The thing is, we already had an explanation for the Force from Obi Wan in A New Hope. Retroactively adding details about microscopic life forms living in your body doesn’t totally fit with Obi Wan’s explanation, making our image of the Force messier instead of clearer. Midi-chlorians reduce a beautiful cosmic connection to something physical… and less cool. Instead of expanding the Force, they narrow it. People have been frozen in carbonite for less heinous crimes.

1. Jar Jar Binks

While many of the above offenders may be worse than the most notorious Gungan, nobody could take home the gold without me receiving a flood of death threats, so here you go! The worst part about Star Wars is Jar Jar Binks.

Jar Jar’s biggest crime is over-exposure. Maybe a measured amount of “meesa so dumb dumb” moments, executed with surgical precision would have, in fact, been a welcome distraction from an otherwise boring plot.

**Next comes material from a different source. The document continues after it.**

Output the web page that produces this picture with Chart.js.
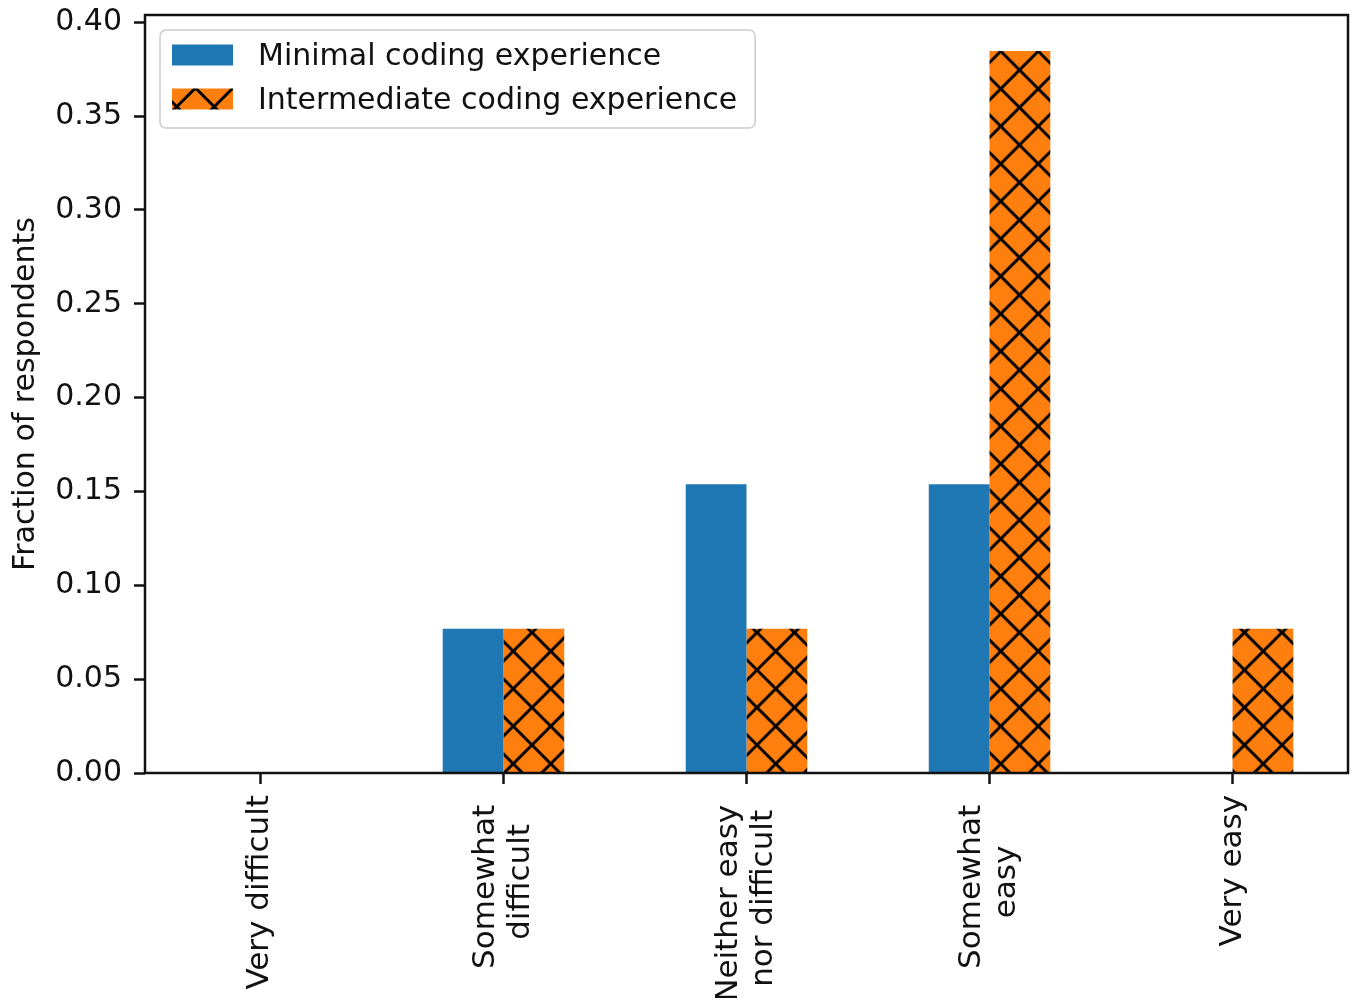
<!DOCTYPE html>
<html>
<head>
<meta charset="utf-8">
<script src="https://cdn.jsdelivr.net/npm/chart.js@4.4.1/dist/chart.umd.min.js"></script>
<style>
  html, body { margin: 0; padding: 0; background: #ffffff; }
  canvas { display: block; }
</style>
</head>
<body>
<canvas id="chart" width="1358" height="998"></canvas>
<script>
// Difficulty ratings, split into the lines printed under the axis
const categories = [
  ['Very difficult'],
  ['Somewhat ', 'difficult'],
  ['Neither easy ', 'nor difficult'],
  ['Somewhat ', 'easy'],
  ['Very easy']
];
const seriesNames = ['Minimal coding experience', 'Intermediate coding experience'];
const minimalFraction = [0, 0.0769, 0.1538, 0.1538, 0];
const intermediateFraction = [0, 0.0769, 0.0769, 0.3846, 0.0769];
const yTickValues = [0, 0.05, 0.10, 0.15, 0.20, 0.25, 0.30, 0.35, 0.40];
const yTitle = 'Fraction of respondents';

const BLUE = '#1f77b4';
const ORANGE = '#ff7f0e';
const INK = '#111111';
const FONT = '"DejaVu Sans", sans-serif';
const AXIS_W = 2.5;
const TICK_LEN = 11;

// 5% headroom above the tallest bar, as in the usual autoscaled axes
const yMax = Math.max(...minimalFraction, ...intermediateFraction) * 1.05;

const canvas = document.getElementById('chart');
const ctx2d = canvas.getContext('2d');

// Orange fill crossed by black diagonal hatch lines ("x" hatch)
function hatchPattern(color, ox, oy) {
  const period = 37.5;
  const size = period * 2;
  const tile = document.createElement('canvas');
  tile.width = size;
  tile.height = size;
  const g = tile.getContext('2d');
  g.fillStyle = color;
  g.fillRect(0, 0, size, size);
  g.strokeStyle = '#000000';
  g.lineWidth = 3;
  g.beginPath();
  for (let k = -3; k <= 5; k++) {
    const c = k * period;
    g.moveTo(c - 20, -20);
    g.lineTo(c + size + 20, size + 20);
    g.moveTo(c + 20, -20);
    g.lineTo(c - size - 20, size + 20);
  }
  g.stroke();
  const p = ctx2d.createPattern(tile, 'repeat');
  p.setTransform(new DOMMatrix([1, 0, 0, 1, ox, oy]));
  return p;
}

const barHatch = hatchPattern(ORANGE, 7, 32.5);
const legendHatch = hatchPattern(ORANGE, 8, 13);
const legendSwatches = [BLUE, legendHatch];

// Closed box around the plotting area
const frame = {
  id: 'frame',
  afterDatasetsDraw(chart) {
    const { ctx, chartArea: a } = chart;
    ctx.save();
    ctx.strokeStyle = INK;
    ctx.lineWidth = AXIS_W;
    ctx.strokeRect(a.left, a.top, a.right - a.left, a.bottom - a.top);
    ctx.restore();
  }
};

// Rotated category names, each block centred under its tick
const xCategoryLabels = {
  id: 'xCategoryLabels',
  afterDraw(chart) {
    const { ctx, chartArea } = chart;
    const xs = chart.scales.x;
    const lineStep = 35;
    const top = chartArea.bottom + TICK_LEN + 11;
    ctx.save();
    ctx.font = '31px ' + FONT;
    ctx.fillStyle = INK;
    ctx.textAlign = 'center';
    ctx.textBaseline = 'middle';
    categories.forEach((lines, i) => {
      const px = xs.getPixelForValue(i);
      const blockLen = Math.max(...lines.map(s => ctx.measureText(s).width));
      lines.forEach((s, j) => {
        ctx.save();
        ctx.translate(px + (j - (lines.length - 1) / 2) * lineStep, top + blockLen / 2);
        ctx.rotate(-Math.PI / 2);
        ctx.fillText(s, 0, 0);
        ctx.restore();
      });
    });
    ctx.restore();
  }
};

// Legend box in the upper-left corner of the plot
const legendBox = {
  id: 'legendBox',
  afterDatasetsDraw(chart) {
    const { ctx, chartArea } = chart;
    ctx.save();
    ctx.font = '30px ' + FONT;
    const labels = chart.data.datasets.map(d => d.label);
    const textW = Math.max(...labels.map(s => ctx.measureText(s).width));
    const x0 = chartArea.left + 15;
    const y0 = chartArea.top + 15;
    const swW = 61, swH = 21;
    const w = 12 + swW + 25 + textW + 18;
    const h = 98;
    ctx.beginPath();
    ctx.roundRect(x0, y0, w, h, 6);
    ctx.fillStyle = 'rgba(255,255,255,0.8)';
    ctx.fill();
    ctx.lineWidth = 1.5;
    ctx.strokeStyle = '#cccccc';
    ctx.stroke();
    labels.forEach((label, i) => {
      const cy = y0 + 25 + i * 44;
      ctx.fillStyle = legendSwatches[i];
      ctx.fillRect(x0 + 12, cy - swH / 2, swW, swH);
      ctx.fillStyle = INK;
      ctx.textAlign = 'left';
      ctx.textBaseline = 'middle';
      ctx.fillText(label, x0 + 12 + swW + 25, cy + 2);
    });
    ctx.restore();
  }
};

Chart.defaults.font.family = FONT;

new Chart(canvas, {
  type: 'bar',
  data: {
    datasets: [
      {
        label: seriesNames[0],
        data: minimalFraction.map((v, i) => ({ x: i, y: v })),
        backgroundColor: BLUE,
        borderWidth: 0
      },
      {
        label: seriesNames[1],
        data: intermediateFraction.map((v, i) => ({ x: i, y: v })),
        backgroundColor: barHatch,
        borderWidth: 0
      }
    ]
  },
  options: {
    responsive: false,
    animation: false,
    devicePixelRatio: 1,
    categoryPercentage: 0.5,
    barPercentage: 1.0,
    layout: { padding: { top: 15, right: 10, bottom: 0, left: 0 } },
    plugins: {
      legend: { display: false },
      tooltip: { enabled: false }
    },
    scales: {
      x: {
        type: 'linear',
        min: -0.475,
        max: 4.475,
        offset: false,
        border: { display: false },
        grid: {
          offset: false,
          drawOnChartArea: false,
          drawTicks: true,
          tickLength: TICK_LEN,
          tickWidth: AXIS_W,
          tickColor: INK
        },
        ticks: { display: false },
        afterBuildTicks: s => { s.ticks = categories.map((_, i) => ({ value: i })); },
        afterFit: s => { s.height = 225; s.paddingLeft = 0; s.paddingRight = 0; }
      },
      y: {
        min: 0,
        max: yMax,
        border: { display: false },
        grid: {
          drawOnChartArea: false,
          drawTicks: true,
          tickLength: TICK_LEN,
          tickWidth: AXIS_W,
          tickColor: INK
        },
        ticks: {
          color: INK,
          font: { size: 30 },
          padding: 12,
          callback: v => v.toFixed(2)
        },
        afterBuildTicks: s => { s.ticks = yTickValues.map(v => ({ value: v })); },
        afterFit: s => { s.width = 145; s.paddingTop = 0; s.paddingBottom = 0; },
        title: {
          display: true,
          text: yTitle,
          color: INK,
          font: { size: 30 },
          padding: { top: 8, bottom: 0 }
        }
      }
    }
  },
  plugins: [frame, legendBox, xCategoryLabels]
});
</script>
</body>
</html>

Unfortunately, we’ll never know Jar Jar Binks as anything than the bumbling moron who pretty much laid out the red carpet for Palpatine to take over the Senate.

Kids loved him. Adults wanted to rip their eyeballs out of their skulls and shove them deep into their eardrums to keep from ever hearing him again. Intended to be lovable, actually unbearable, Jar Jar Binks blows and that’s all there is to it.